Jonathan Sibomana habite sur la colline Rutorero, zone Butahana commune Mabayi. Il est membre du groupement « Tugiriranire Neza » qui trace des pare-feu. Il informe qu’il gagne de l’argent. Et, cet argent lui permet de subvenir à certains de ses besoins. A par ça, il épargne pour un projet futur. « Lorsqu’on perçoit notre salaire, on ne rentre pas avec la totalité. Nous rentrons avec 60 % du salaire et 40% sont épargner pour une utilisation future. Auparavant, payer les frais de scolarité, acheter les intrants agricoles et les semences, payer les soins de santé constituaient le calvaire mais actuellement ce n’est pas le cas ».
Mme Immaculée Nkezimana, habite aussi la colline Rutorero. En plus des gains pécuniaires, elle précise qu’à travers la sensibilisation de 3C, elle est informée sur le bien fondée de protéger la Kibira. «Les forêts jouent un rôle essentiel dans la régulation du climat, la préservation de la biodiversité, le maintien des sols et la fourniture de ressources naturelles. Elles contribuent également au bien-être humain grâce à leur caractère récréatif et touristique».

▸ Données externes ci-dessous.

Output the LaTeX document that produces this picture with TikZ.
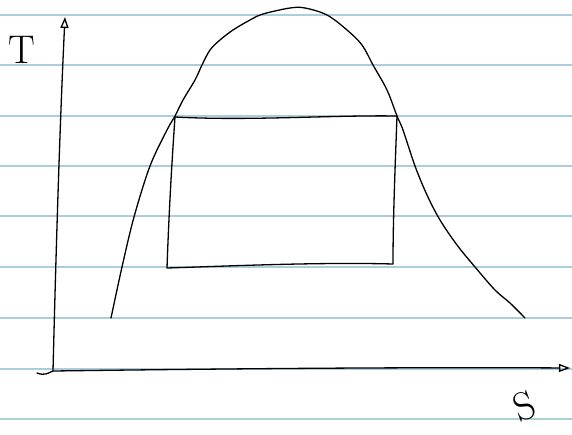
\documentclass[tikz,border=0pt]{standalone}
\usepackage{tikz}
\usetikzlibrary{arrows.meta, positioning}
\definecolor{paperblue}{RGB}{172,206,218}

\begin{document}
\begin{tikzpicture}[
  x=1pt, y=-1pt,
  paper/.style={draw=paperblue, line width=1.8pt},
  sketch/.style={draw=black, line width=1.3pt, line cap=round, line join=round},
  axis/.style={sketch, -{Triangle[open, length=11pt, width=8pt, line width=1.3pt]}},
  hand/.style={font=\fontsize{40}{40}\selectfont, inner sep=0pt}
]
  \useasboundingbox (0,0) rectangle (572,434);

  % ruled paper
  \foreach \yy in {15,65,116,166,216,267,318,369,419}
    \draw[paper] (0,\yy) -- (572,\yy);

  % axes
  \coordinate (O) at (53,371);
  \coordinate (Ttop) at (65,17);
  \coordinate (Send) at (570,368);
  \draw[axis] (O) .. controls (56,250) and (60,120) .. (Ttop);
  \draw[axis] (37,373) .. controls (45,376) and (48,373) .. (O)
    .. controls (200,369) and (400,367) .. (Send);

  \node[hand] (T) at (22,50) {T};
  \node[hand, rotate=20] (S) at (524,406) {S};

  % saturation dome
  \draw[sketch] plot[smooth, tension=0.55] coordinates {
    (111,318) (122,267) (134,217) (150,166) (167,130) (175,116)
    (183,100) (195,80) (202,65) (210,50) (220,40) (233,30) (250,20)
    (263,14) (290,8) (305,8) (327,15) (347,30) (362,45) (373,65)
    (387,90) (397,116) (403,130) (415,166) (427,195) (440,220)
    (457,245) (475,267) (495,290) (510,303) (525,318)};

  % cycle
  \coordinate (A) at (175,117);
  \coordinate (B) at (397,116);
  \coordinate (C) at (393,264);
  \coordinate (D) at (167,268);
  \draw[sketch] (A) .. controls (250,121) and (330,115) .. (B)
    .. controls (395,170) and (393,220) .. (C)
    .. controls (320,262) and (230,266) .. (D)
    .. controls (169,210) and (172,160) .. (A);
\end{tikzpicture}
\end{document}
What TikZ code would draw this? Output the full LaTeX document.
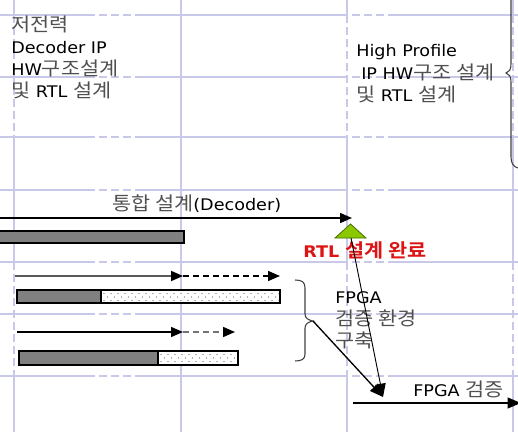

A côté du traçage des pare-feu, les groupements assurent aussi le rôle des gardes-forestiers. Cependant, dans l’exercice de leur mission, ce groupement rencontre des défis énormes. Il s’agit notamment du manque des tenues appropriées pour qu’ils se distinguent des gens ordinaires. «Des fois, puisque nous n’avons pas d’uniformes, nous sommes taxés des malfaiteurs qui troublent la Kibira », disent-ils. Ils demandent des uniformes mais aussi des bottes pour se protéger contre les épines et les herbes et arbres comme l’ortie et l’herbe à puce.
Notons que l’administration locale apprécie positivement les actions de 3C.